When I first started the Mentorship Program, I felt like Alice falling down the rabbit hole, because I got into something that I’ve never experienced before. Even though I was a part of the development team as a designer, I’ve never involved in Back-End. As time goes by I started to see the different aspects of web development.
My mentor Chris started our first meeting with Django crash course, and we created a basic web app in about 2 hours. Since then we decide on a topic for our meetings and cover that. However, nothing was going as smoothly as I was expecting. On my every step I have another problem, and I still have a lot to do.
What is my project?
The project that I am working on is an application which gives alternative recipes for the people who have allergies. I got the idea from my nephew who has multiple allergies. In our family we never had allergies, and we’ve never needed to worry about what to eat.
My mentor Chris and I decided to start this project with a small step. Our primary goal right now is to create a classic recipe app where people write and share their recipes. Below is the list what we accomplished so far:
- Creating a recipe
- Showing a list of created recipes
- Assigning tags to recipes
- Searching tags and key words
The first hurdle that I encountered was the language. I am not a native speaker. English is my second language. At first, I didn’t want to study Python and Django in my native language to be able to learn coding terminology and jargon in English. After a while, I noticed that I was lost in translation. I could not use my knowledge in cohesion. That’s why I stopped being stubborn, and for a week I studied Django in Turkish. It didn’t make a huge difference, but I am more conscious than before.
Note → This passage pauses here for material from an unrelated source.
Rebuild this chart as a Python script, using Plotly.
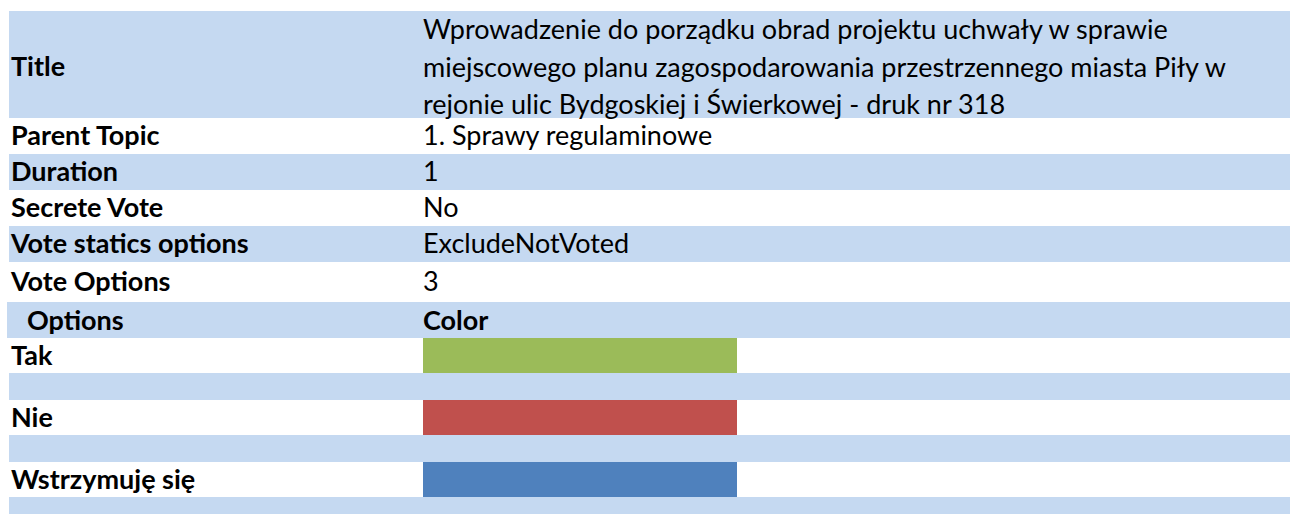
import plotly.graph_objects as go

# ---------------- data ----------------
field_labels = ["Title", "Parent Topic", "Duration", "Secrete Vote",
                "Vote statics options", "Vote Options"]
title_lines = ["Wprowadzenie do porządku obrad projektu uchwały w sprawie",
               "miejscowego planu zagospodarowania przestrzennego miasta Piły w",
               "rejonie ulic Bydgoskiej i Świerkowej - druk nr 318"]
field_values = [title_lines, ["1. Sprawy regulaminowe"], ["1"], ["No"],
                ["ExcludeNotVoted"], ["3"]]
option_header = ["Options", "Color"]
option_names = ["Tak", "Nie", "Wstrzymuję się"]
option_colors = ["#9BBB59", "#C0504D", "#4F81BD"]

# ---------------- layout geometry (pixels) ----------------
W, H = 1290, 514
BAND = "#C5D9F1"
FONT = "Lato, Carlito, Calibri, sans-serif"
FS = 27
top = 11
field_heights = [107, 36, 36, 36, 36, 40]
header_h = 36
option_h = 35
spacer_h = 27
line_gap = 37.5
text_dy = 2
left = 9
header_left = 7
label_x = 11
header_label_x = 27
value_x = 423
swatch_x0, swatch_x1 = 423, 737

band_y, band_h, band_base, band_len = [], [], [], []
label_t, label_xs, label_ys = [], [], []
val_t, val_xs, val_ys = [], [], []
sw_y, sw_h, sw_c = [], [], []

y = top
for i, (lab, vals, h) in enumerate(zip(field_labels, field_values, field_heights)):
    c = y + h / 2
    if i % 2 == 0:
        band_y.append(c); band_h.append(h); band_base.append(left); band_len.append(W - left)
    off = (2.5 if i == 0 else 0.5) + text_dy
    label_t.append(lab); label_xs.append(label_x); label_ys.append(c + off)
    n = len(vals)
    for k, v in enumerate(vals):
        val_t.append(v); val_xs.append(value_x)
        val_ys.append(c + off + 1 + (k - (n - 1) / 2) * line_gap if n > 1 else c + off)
    y += h

# header row
c = y + header_h / 2
band_y.append(c); band_h.append(header_h); band_base.append(header_left); band_len.append(W - header_left)
label_t.append(option_header[0]); label_xs.append(header_label_x); label_ys.append(c + 1 + text_dy)
label_t.append(option_header[1]); label_xs.append(value_x); label_ys.append(c + 1 + text_dy)
y += header_h

for name, col in zip(option_names, option_colors):
    c = y + option_h / 2
    sw_y.append(c); sw_h.append(option_h); sw_c.append(col)
    label_t.append(name); label_xs.append(label_x); label_ys.append(c + 1 + text_dy)
    y += option_h
    c = y + spacer_h / 2
    band_y.append(c); band_h.append(spacer_h); band_base.append(left); band_len.append(W - left)
    y += spacer_h

fig = go.Figure()
fig.add_trace(go.Bar(orientation="h", y=band_y, x=band_len, base=band_base,
                     width=band_h, marker=dict(color=BAND, line=dict(width=0)),
                     hoverinfo="skip", showlegend=False))
fig.add_trace(go.Bar(orientation="h", y=sw_y, x=[swatch_x1 - swatch_x0] * len(sw_y),
                     base=[swatch_x0] * len(sw_y), width=sw_h,
                     marker=dict(color=sw_c, line=dict(width=0)),
                     hoverinfo="skip", showlegend=False))
fig.add_trace(go.Scatter(x=label_xs, y=label_ys, mode="text",
                         text=["<b>%s</b>" % t for t in label_t],
                         textposition="middle right",
                         textfont=dict(family=FONT, size=FS, color="#000000"),
                         hoverinfo="skip", showlegend=False))
fig.add_trace(go.Scatter(x=val_xs, y=val_ys, mode="text", text=val_t,
                         textposition="middle right",
                         textfont=dict(family=FONT, size=FS, color="#000000"),
                         hoverinfo="skip", showlegend=False))

fig.update_layout(
    width=W, height=H, margin=dict(l=0, r=0, t=0, b=0),
    paper_bgcolor="white", plot_bgcolor="white", barmode="overlay", bargap=0,
    xaxis=dict(range=[0, W], visible=False, fixedrange=True),
    yaxis=dict(range=[H, 0], visible=False, fixedrange=True),
)
fig.write_html("out.html", config={"displayModeBar": False},
               post_script="document.body.style.margin='0';document.body.style.overflow='hidden';")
The second one is time. After I read “Beau Carnes”’s Medium post [How I got a second degree and earned 5 developer certifications in just one year, while working and raising two kids], I created a study calendar for myself. On paper I almost have as much as time to study as Mr. Carnes but, I didn’t notice a tiny difference between him and me. I am a working woman who has responsibilities at home too. However, this is not an excuse. Instead, it will be an achievement for me if I can improve myself to his level in a year.
The last one is debugging and solving issues. When I run across problems, the first thing I do is try to solve it by myself with the help of All Mighty Google. Because of my lack of experience, I usually make it worse, or I cannot use the correct keywords to find the right solution. For now, the story usually ends with Chris stepping in.
What is next?
So far we created the recipe project within the boundaries of Django. Since we tried to keep it as simple as possible for the first draft and we didn’t use any external Django Packages. Depending on what we’ll do for the finishing touches this may change.
My project goals until the next blog post are:
- Creating a user account
- A personal profile
- Editing/deleting/sharing recipes
- A draft list for recipes
- Adding different languages
Other than technical aspects of this project I also need to do more research on food allergies and cross-reactivity. Allergies are not as simple as we think. It is much more than eggs, milk, soy or nuts.
I hope the app that I create will be a guide for people who have allergies and it will make their cooking easier & fun.